To finish a proof I have to prove the following:
Consider the set of integers $ S= \{ 1,\dots,n \} $ and let $k\le n$.
Pick $k$ elements of S two times $a_1,\dots,a_k$, $b_1,\dots b_k\in S$
in such way that: there is a unique way to order the two choices
$a_1<\dots<a_k$ and $b_1<\dots<b_k$, we ask that $a_i\le b_i$ for each
$i=1,\dots,k$. Consider then $a_{k+1}<\dots<a_n$ the remaining
elements in order of $S\setminus\{a_1,\dots,a_k\}$ and
$b_{k+1}<\dots<b_n\in S\setminus\{b_1,\dots,b_k\}$. The claim is that
$a_i\ge b_i$ for each $i=k+1,\dots,n$.
For example: $S=\{ 1,2,3,4,5,6 \},$ so $n=6$, and let $k=3$. Pick $(a_1,a_2,a_3)=(1,3,5)$ and $(b_1,b_2,b_3)=(2,5,6)$. Of course we have $a_i\le b_i$. Taking the complements we have $(a_4,a_5,a_6)=(2,4,6)$ and $(b_4,b_5,b_6)=(1,3,4)$ and here $a_i\ge b_i$ as wanted.
The question is really elementary, but I struggled to write a general proof. My progress is: we can assume in the first choise that each $a_i < b_i$, otherwise if $a_i = b_i$ we can drop this pair. This implies in the complement that $a_{k+1}>b_{k+1}$ and $a_{n}>b_n$. I tried to use induction on the index between $k+1$ and $n$ but I can't figure it out how to conclude. Also I tried for contraddiction assuming there is an index such that $a_j\le b_j$, and taking the smaller of those, but I cannot finish the proof.

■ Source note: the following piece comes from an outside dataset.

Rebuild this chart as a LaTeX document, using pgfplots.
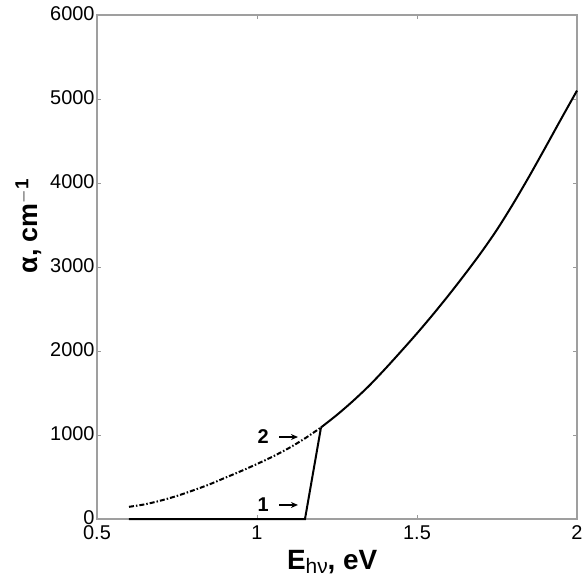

Thank you in advance to those who can answer me.
Best Answer
This seems like the sort of problem where a better choice of notation can help a lot.
Let $\alpha(x) = \#\{i \le k : a_i \le x\}$ and $\beta(x) = \#\{i \le k : b_i \le x\}$ for $x \in \{1,\dots,n\}$. Then your hypothesis that $a_i \le b_i$ for $i=1,\dots,k$ is equivalent to $\alpha(x) \ge \beta(x)$ for all $x$. Now the number of remaining elements $\le x$ after removing the $a_i$'s is $x - \alpha(x)$, and analogously for the $b_i$'s, and obviously $\alpha(x) \ge \beta(x)$ for all $x$ implies $x - \alpha(x) \le x - \beta(x)$ for all $x$.